───── Given material ─────
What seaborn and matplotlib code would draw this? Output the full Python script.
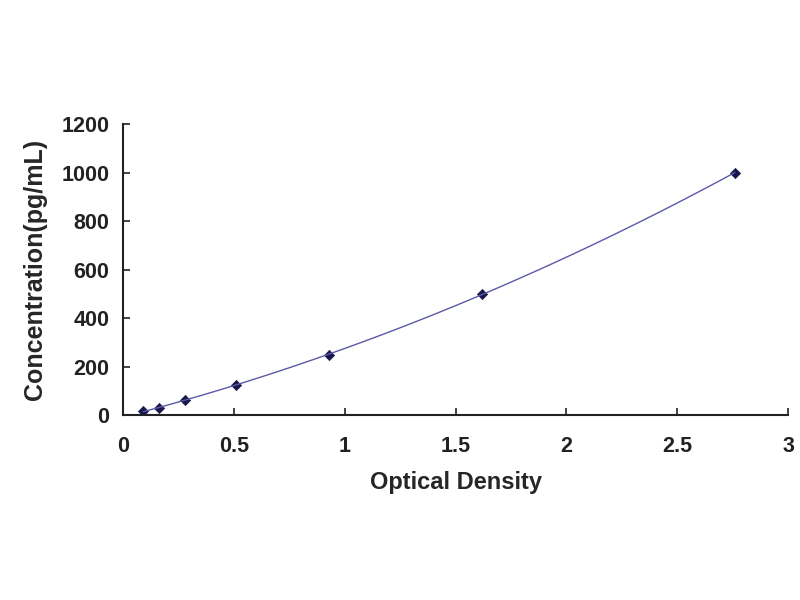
import matplotlib
matplotlib.use("Agg")
import matplotlib.pyplot as plt
import seaborn as sns
import pandas as pd

# standard curve points
od = [0.09, 0.16, 0.28, 0.51, 0.93, 1.62, 2.76]
conc = [15.6, 31.25, 62.5, 125, 250, 500, 1000]
x_ticks = [0, 0.5, 1, 1.5, 2, 2.5, 3]
y_ticks = [0, 200, 400, 600, 800, 1000, 1200]

df = pd.DataFrame({"od": od, "conc": conc})

sns.set_style("white")
plt.rcParams['font.family'] = ['Liberation Sans', 'DejaVu Sans']

fig = plt.figure(figsize=(8, 6), dpi=100)
ax = fig.add_axes([0.154, 0.308, 0.831, 0.485])

sns.regplot(data=df, x="od", y="conc", order=2, ci=None, truncate=True,
            scatter=False, line_kws={"color": "#5a5aa8", "lw": 1.0}, ax=ax)
sns.scatterplot(data=df, x="od", y="conc", marker="D", s=28,
                color="#16164a", edgecolor="#16164a", ax=ax)

ax.set_xlim(0, 3)
ax.set_ylim(0, 1200)
ax.set_xticks(x_ticks)
ax.set_xticklabels([f"{t:g}" for t in x_ticks])
ax.set_yticks(y_ticks)
ax.tick_params(direction="in", length=5, width=1.2, colors="#222222",
               labelsize=15.5, bottom=True, left=True)
ax.tick_params(axis="x", pad=15)
ax.tick_params(axis="y", pad=10)
for lab in ax.get_xticklabels() + ax.get_yticklabels():
    lab.set_fontweight("bold")
    lab.set_color("#222222")

sns.despine(ax=ax)
for s in ["left", "bottom"]:
    ax.spines[s].set_linewidth(1.5)
    ax.spines[s].set_color("#222222")

ax.set_xlabel("Optical Density", fontsize=17, fontweight="bold", labelpad=10)
ax.set_ylabel("Concentration(pg/mL)", fontsize=18, fontweight="bold", labelpad=10)

fig.savefig("out.png", dpi=100)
─────
» What you are asked to do:
Output the material word for word, omitting its pictures.

» Written response:
What seaborn and matplotlib code would draw this? Output the full Python script.
import matplotlib
matplotlib.use("Agg")
import matplotlib.pyplot as plt
import seaborn as sns
import pandas as pd

# standard curve points
od = [0.09, 0.16, 0.28, 0.51, 0.93, 1.62, 2.76]
conc = [15.6, 31.25, 62.5, 125, 250, 500, 1000]
x_ticks = [0, 0.5, 1, 1.5, 2, 2.5, 3]
y_ticks = [0, 200, 400, 600, 800, 1000, 1200]

df = pd.DataFrame({"od": od, "conc": conc})

sns.set_style("white")
plt.rcParams['font.family'] = ['Liberation Sans', 'DejaVu Sans']

fig = plt.figure(figsize=(8, 6), dpi=100)
ax = fig.add_axes([0.154, 0.308, 0.831, 0.485])

sns.regplot(data=df, x="od", y="conc", order=2, ci=None, truncate=True,
            scatter=False, line_kws={"color": "#5a5aa8", "lw": 1.0}, ax=ax)
sns.scatterplot(data=df, x="od", y="conc", marker="D", s=28,
                color="#16164a", edgecolor="#16164a", ax=ax)

ax.set_xlim(0, 3)
ax.set_ylim(0, 1200)
ax.set_xticks(x_ticks)
ax.set_xticklabels([f"{t:g}" for t in x_ticks])
ax.set_yticks(y_ticks)
ax.tick_params(direction="in", length=5, width=1.2, colors="#222222",
               labelsize=15.5, bottom=True, left=True)
ax.tick_params(axis="x", pad=15)
ax.tick_params(axis="y", pad=10)
for lab in ax.get_xticklabels() + ax.get_yticklabels():
    lab.set_fontweight("bold")
    lab.set_color("#222222")

sns.despine(ax=ax)
for s in ["left", "bottom"]:
    ax.spines[s].set_linewidth(1.5)
    ax.spines[s].set_color("#222222")

ax.set_xlabel("Optical Density", fontsize=17, fontweight="bold", labelpad=10)
ax.set_ylabel("Concentration(pg/mL)", fontsize=18, fontweight="bold", labelpad=10)

fig.savefig("out.png", dpi=100)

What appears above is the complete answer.